Given material

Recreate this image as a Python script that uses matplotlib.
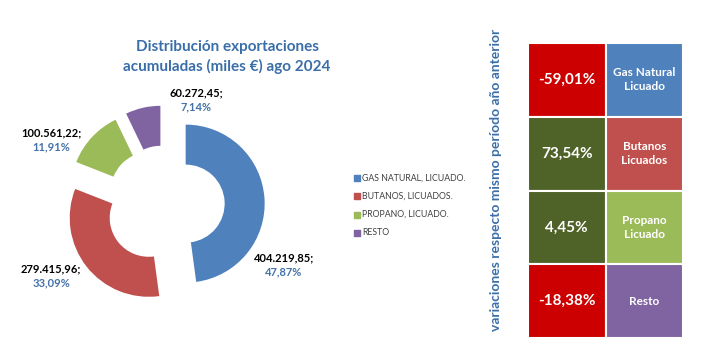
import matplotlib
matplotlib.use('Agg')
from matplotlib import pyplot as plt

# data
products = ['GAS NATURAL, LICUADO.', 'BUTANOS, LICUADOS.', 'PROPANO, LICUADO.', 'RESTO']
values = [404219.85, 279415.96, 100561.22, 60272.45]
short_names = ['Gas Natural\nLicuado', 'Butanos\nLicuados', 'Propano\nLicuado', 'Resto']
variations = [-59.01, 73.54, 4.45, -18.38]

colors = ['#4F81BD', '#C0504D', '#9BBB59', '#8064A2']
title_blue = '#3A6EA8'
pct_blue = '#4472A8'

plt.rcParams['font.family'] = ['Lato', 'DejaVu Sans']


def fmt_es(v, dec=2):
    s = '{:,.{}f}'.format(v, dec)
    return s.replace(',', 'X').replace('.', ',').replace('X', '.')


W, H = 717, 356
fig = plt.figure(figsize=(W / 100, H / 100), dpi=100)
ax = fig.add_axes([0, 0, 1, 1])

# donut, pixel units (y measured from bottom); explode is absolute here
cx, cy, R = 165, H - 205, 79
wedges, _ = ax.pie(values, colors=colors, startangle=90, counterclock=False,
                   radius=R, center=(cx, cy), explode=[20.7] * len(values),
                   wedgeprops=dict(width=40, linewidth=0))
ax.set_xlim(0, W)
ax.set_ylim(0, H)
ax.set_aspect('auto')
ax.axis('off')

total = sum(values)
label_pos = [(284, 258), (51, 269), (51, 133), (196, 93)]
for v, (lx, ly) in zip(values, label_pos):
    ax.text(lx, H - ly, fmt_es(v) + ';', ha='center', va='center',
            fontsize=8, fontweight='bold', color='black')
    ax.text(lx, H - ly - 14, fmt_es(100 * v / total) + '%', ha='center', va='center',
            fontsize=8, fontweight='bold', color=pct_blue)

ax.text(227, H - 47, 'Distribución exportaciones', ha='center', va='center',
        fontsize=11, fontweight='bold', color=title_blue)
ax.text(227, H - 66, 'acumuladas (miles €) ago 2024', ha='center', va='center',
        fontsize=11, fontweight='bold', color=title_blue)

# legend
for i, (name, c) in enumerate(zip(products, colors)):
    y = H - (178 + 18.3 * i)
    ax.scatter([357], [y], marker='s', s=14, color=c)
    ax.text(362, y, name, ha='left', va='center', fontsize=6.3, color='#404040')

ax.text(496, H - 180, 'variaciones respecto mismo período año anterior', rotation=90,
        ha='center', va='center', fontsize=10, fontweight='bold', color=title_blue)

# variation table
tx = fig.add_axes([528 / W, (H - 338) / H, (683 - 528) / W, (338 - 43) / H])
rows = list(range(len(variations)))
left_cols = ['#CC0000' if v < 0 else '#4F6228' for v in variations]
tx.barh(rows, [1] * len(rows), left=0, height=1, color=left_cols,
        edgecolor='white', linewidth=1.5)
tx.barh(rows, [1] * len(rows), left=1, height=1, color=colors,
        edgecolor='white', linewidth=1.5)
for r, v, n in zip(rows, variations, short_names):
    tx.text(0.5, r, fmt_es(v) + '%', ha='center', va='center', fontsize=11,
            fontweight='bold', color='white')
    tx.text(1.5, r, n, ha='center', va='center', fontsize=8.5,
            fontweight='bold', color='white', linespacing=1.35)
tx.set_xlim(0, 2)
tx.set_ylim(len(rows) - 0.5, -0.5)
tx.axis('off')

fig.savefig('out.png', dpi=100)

To be done
Leave out any pictures, please, and quote only the lines from the top of the data through the line that contains "ax = fig.add_axes([0, 0, 1, 1])".

Answer to this task
Recreate this image as a Python script that uses matplotlib.
import matplotlib
matplotlib.use('Agg')
from matplotlib import pyplot as plt

# data
products = ['GAS NATURAL, LICUADO.', 'BUTANOS, LICUADOS.', 'PROPANO, LICUADO.', 'RESTO']
values = [404219.85, 279415.96, 100561.22, 60272.45]
short_names = ['Gas Natural\nLicuado', 'Butanos\nLicuados', 'Propano\nLicuado', 'Resto']
variations = [-59.01, 73.54, 4.45, -18.38]

colors = ['#4F81BD', '#C0504D', '#9BBB59', '#8064A2']
title_blue = '#3A6EA8'
pct_blue = '#4472A8'

plt.rcParams['font.family'] = ['Lato', 'DejaVu Sans']


def fmt_es(v, dec=2):
    s = '{:,.{}f}'.format(v, dec)
    return s.replace(',', 'X').replace('.', ',').replace('X', '.')


W, H = 717, 356
fig = plt.figure(figsize=(W / 100, H / 100), dpi=100)
ax = fig.add_axes([0, 0, 1, 1])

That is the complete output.